Thursday, October 4, 2012
Review: Snow White and the Huntsman.
Plot: Through magic, deceit, and a little old fashioned murder an evil Queen, takes over a kingdom and imprisons Snow White, the princess, in the dungeons for several years. Snow White escapes and is eventually aided by the huntsman, who had been hired to kill here. Several mostly boring scenes that do little to advance the plot occur then happily the movie ends.
The Fair: The cinematography, costumes, and art direction were all at least adequate. The special effects were well executed, though often poorly conceived (The T2 style "liquid metal" magic mirror, for example). The score was pleasant, but too subdued for the film. Charlize Theron was fine in the rather limited role of evil queen.
The Bad: Everything else. Really. The casting, acting, plot, direction, and logic were all abysmal.
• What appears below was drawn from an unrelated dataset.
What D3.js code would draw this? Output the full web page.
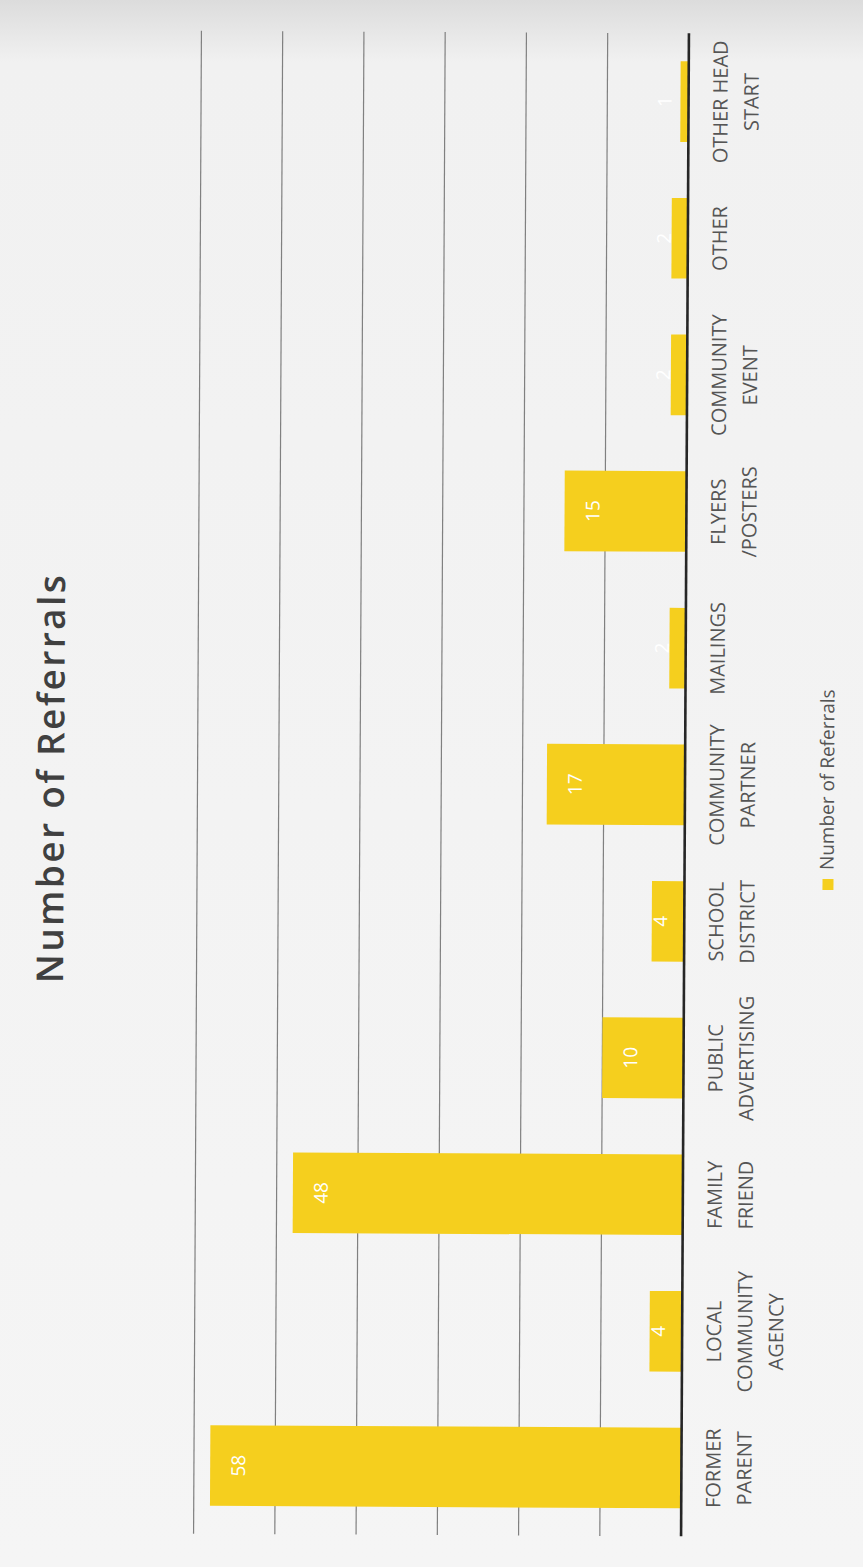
<!DOCTYPE html>
<html>
<head>
<meta charset="utf-8">
<script src="https://cdn.jsdelivr.net/npm/d3@7"></script>
<style>
  body { margin: 0; background: #f4f4f4; }
  svg { display: block; }
</style>
</head>
<body>
<svg width="863" height="1567"></svg>
<script>
// chart data
var categories = [
    ["FORMER", "PARENT"],
    ["LOCAL", "COMMUNITY", "AGENCY"],
    ["FAMILY", "FRIEND"],
    ["PUBLIC", "ADVERTISING"],
    ["SCHOOL", "DISTRICT"],
    ["COMMUNITY", "PARTNER"],
    ["MAILINGS"],
    ["FLYERS", "/POSTERS"],
    ["COMMUNITY", "EVENT"],
    ["OTHER"],
    ["OTHER HEAD", "START"]
];
var referrals = [58, 4, 48, 10, 4, 17, 2, 15, 2, 2, 1];
var yTicks = [0, 10, 20, 30, 40, 50, 60];
var seriesName = "Number of Referrals";
var title = "Number of Referrals";

var svg = d3.select("svg"),
    width = +svg.attr("width"),
    height = +svg.attr("height");

// paper background, a bit darker at the top edge
var defs = svg.append("defs");
var grad = defs.append("linearGradient")
    .attr("id", "paper")
    .attr("x1", 0).attr("y1", 0).attr("x2", 0).attr("y2", 1);
grad.append("stop").attr("offset", "0").attr("stop-color", "#dcdcdc");
grad.append("stop").attr("offset", "0.04").attr("stop-color", "#f1f1f1");
grad.append("stop").attr("offset", "1").attr("stop-color", "#f5f5f5");
svg.append("rect")
    .attr("width", width).attr("height", height)
    .attr("fill", "url(#paper)");

// the chart was scanned sideways: draw it upright, then turn it
var root = svg.append("g")
    .attr("transform", "rotate(0.3," + width / 2 + "," + height / 2 + ") translate(0," + height + ") rotate(-90)");

var keys = categories.map(function(c) { return c.join(" "); });

var x = d3.scaleBand()
    .domain(keys)
    .range([32, 1535])
    .paddingInner(0.41)
    .paddingOuter(0.205);

var y = d3.scaleLinear()
    .domain([0, 60])
    .range([685, 197.5]);

// gridlines
root.append("g")
    .selectAll("line")
    .data(yTicks.filter(function(t) { return t > 0; }))
    .enter().append("line")
    .attr("x1", 32).attr("x2", 1535)
    .attr("y1", function(t) { return y(t); })
    .attr("y2", function(t) { return y(t); })
    .attr("stroke", "#808080")
    .attr("stroke-width", 1.2);

// bars
root.append("g")
    .selectAll("rect")
    .data(referrals)
    .enter().append("rect")
    .attr("x", function(d, i) { return x(keys[i]); })
    .attr("y", function(d) { return y(d); })
    .attr("width", x.bandwidth())
    .attr("height", function(d) { return y(0) - y(d); })
    .attr("fill", "#f5cf1e");

// baseline
root.append("line")
    .attr("x1", 32).attr("x2", 1535)
    .attr("y1", y(0)).attr("y2", y(0))
    .attr("stroke", "#262626")
    .attr("stroke-width", 2.6);

// value labels, inside end
root.append("g")
    .selectAll("text")
    .data(referrals)
    .enter().append("text")
    .attr("x", function(d, i) { return x(keys[i]) + x.bandwidth() / 2; })
    .attr("y", function(d) { return Math.min(y(d) + 28, y(0) - 24) + 7; })
    .attr("text-anchor", "middle")
    .attr("font-family", "'Open Sans', sans-serif")
    .attr("font-size", 19)
    .attr("fill", "#ffffff")
    .text(function(d) { return d; });

// category labels
var cat = root.append("g")
    .selectAll("text")
    .data(categories)
    .enter().append("text")
    .attr("text-anchor", "middle")
    .attr("font-family", "'Open Sans', sans-serif")
    .attr("font-size", 20)
    .attr("fill", "#555555");

cat.each(function(lines, i) {
    var cx = x(keys[i]) + x.bandwidth() / 2;
    d3.select(this).selectAll("tspan")
        .data(lines)
        .enter().append("tspan")
        .attr("x", cx)
        .attr("y", function(l, j) { return 724 + j * 31; })
        .text(function(l) { return l; });
});

// title
root.append("text")
    .attr("x", 787)
    .attr("y", 64)
    .attr("text-anchor", "middle")
    .attr("font-family", "'Open Sans', sans-serif")
    .attr("font-size", 37)
    .attr("font-weight", 600)
    .attr("letter-spacing", 2.4)
    .attr("fill", "#404040")
    .text(title);

// legend
var legend = root.append("g");
legend.append("rect")
    .attr("x", 679).attr("y", 823)
    .attr("width", 11).attr("height", 11)
    .attr("fill", "#f5cf1e");
legend.append("text")
    .attr("x", 699).attr("y", 834)
    .attr("font-family", "'Open Sans', sans-serif")
    .attr("font-size", 19)
    .attr("fill", "#555555")
    .text(seriesName);
</script>
</body>
</html>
The worst among the cast was easily Kristen Stewart, who lately seems to have a grand total of one facial expression - constipated. It this this film, she hits a new low, displaying the emotional range of the average zombie in The Walking Dead. Realizing that Stewart is pleasant looking, but hardly the "fairest" of them all, the film suggests that "fairest" is an inner beauty. This works for Snow White but that would mean Ravenna, the self-centered, sadistic evil queen had the second most inner beauty of the women in the kingdom. An extreme, though unintentional, anti-feminist statement that would be too much even for a John Norman fan. Of course the first women they meet are nowhere near as bad as the queen so even this meaning of "fairest" doesn't hold up to scrutiny.
Less problematic, though not much better, is the is Chris Hemsworth, who has recently been fairly good as Thor and George Kirk, here comes across as a naive, depressed, mumbling, Aragorn wannabe. Perhaps his acting was influenced by Stewart.
Other than being rather slow and boring, the worst remaining problem is that so much of the film seems like padding and does nothing to advance the plot. Meeting the magical deer in the forest is clearly pointless as there is no need to prove that she is "the one." She is the daughter of the murdered king and heir to the throne, regardless of rather a stag bows to her or not.
And like Willow, the film borrows just a little to heavy from other stories. The aforementioned deer scene is far to close to scene in Legend where Lili meets the unicorns to be coincidental. Snow White being "the one" will be quite familiar to fans of Harry Potter and her "Who will stand with me? Who will be my Brother?" speech is a watered down version of the St. Crispin's day speech from Henry V "For he to-day that sheds his blood with me shall be my brother" Normally swiping from Shakespeare is a good idea, but when everything is swiped from better films/stories this just makes matters worse.
Final Rating: 2 out of 10. Don't waste your time on it.